Series to showcase life on South Side at a time of local skepticism
January 23, 2017
As Chicago’s South Side garners more attention from Hollywood movies and television, local artists and residents alike share concerns about the media’s interest in perpetuating stereotypes rather than meaningful portrayals.
Most recently, star of Netflix original series “Master Of None” and 2006 television alumna Lena Waithe is bringing her experience growing up on the South to the screen through new TV drama, “The Chi.” It was picked up by Showtime Network, according to a Jan. 9 Chicago Tribune article.
The series will shed light on the lives of young black men living on the city’s South Side and is being produced by Elwood Reid, Common and Aaron Kaplan, as well as Rick Famuyiwa—executive producer and director of 2015 crime drama “Dope”—who will be directing the premiere episode.
Sophomore journalism major and South Side resident Dante Jones said the way film and television portray the city is very inaccurate.

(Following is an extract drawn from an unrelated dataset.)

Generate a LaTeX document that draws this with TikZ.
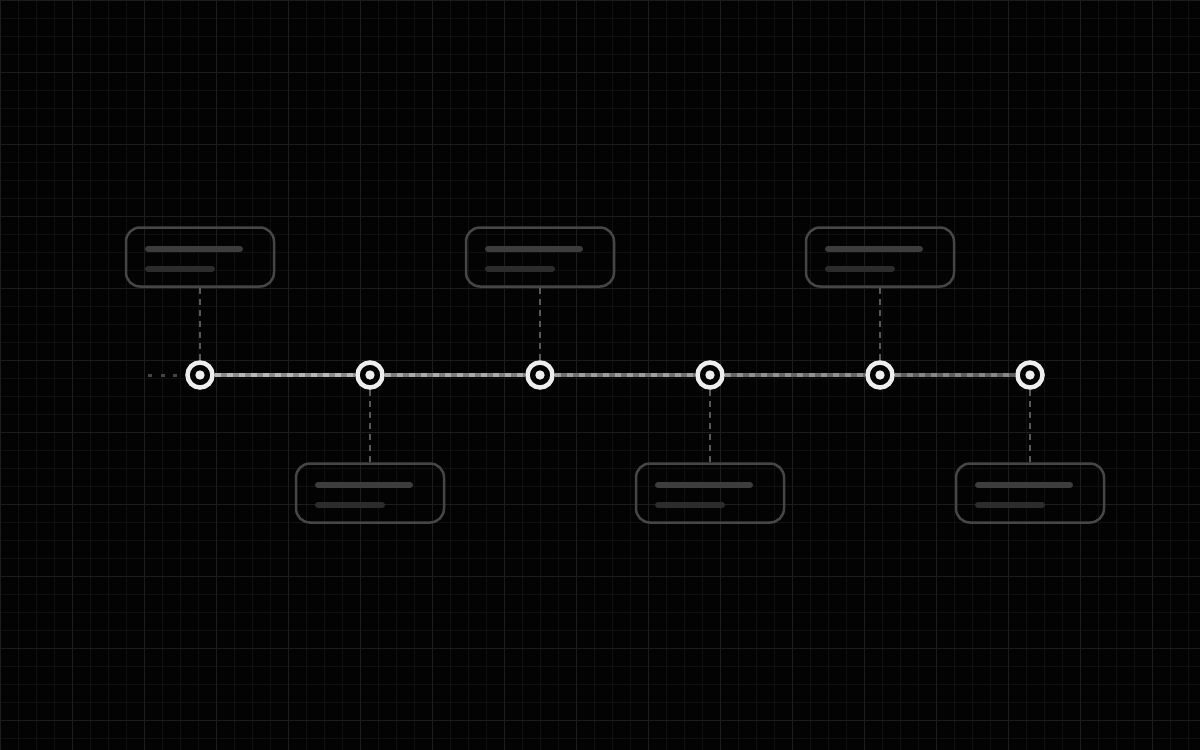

“[The South Side] is so much more than saying ‘people get killed here [and] there’s violence here.'”
According to Jones, his hometown deserves a better reputation than violence and murder that has been shown in the media and wishes its story was told differently.
“Television and film just show a bunch of negativity and bad things,” he said. “[Such as] the South Side of Chicago: a place where people get killed.”
“Chi-raq,” the 2015 musical drama directed and produced by Spike Lee and co-written by Lee and Kevin Willmott, was also set on the South Side of Chicago. The film garnered attention and criticism for its representation of the neighborhood because it focused on the gang violence present in Chicago, particularly the Englewood neighborhood.
Black cinema expert and filmmaker Floyd Webb agreed that the portrayal of Chicago in these films trivializes the problems faced in these areas.
“These ideas and these same stereotypes are recycled,” Webb said. “If you have the same racist ideas cycling, you’re going to have the same racist tropes recycling.”
Webb said he has high hopes for series like the “The Chi” because of who is involved in its production. Webb said he was a big fan of Famuyiwa’s 2015 film “Dope.”
“With Common and Rick [Famuyiwa] being executive producers, they’ll have some say on what it looks like,” Webb said. “I’m hopeful that this will be something different.”
Much like Webb, Mary Morten, filmmaker and president of Morten Group, said she feels the presentation of the South Side is based on stereotypes.
“If you’re interested in really understanding a community, you have to go to those communities, you have to talk to people in those communities and get a much deeper understanding of how people are living, and in some cases, thriving,” she said.
In 2012, Morten, who made a film documentary following the stories of five black youth in her film “Woke Up Black,” said watchers applauded the youth she had selected in the film and deemed them “exceptional.”
“They are exceptional youth, but they are not exceptions,” Morten said. “There are many youth with stories like [those] in “Woke Up Black,” those stories just don’t make the news.”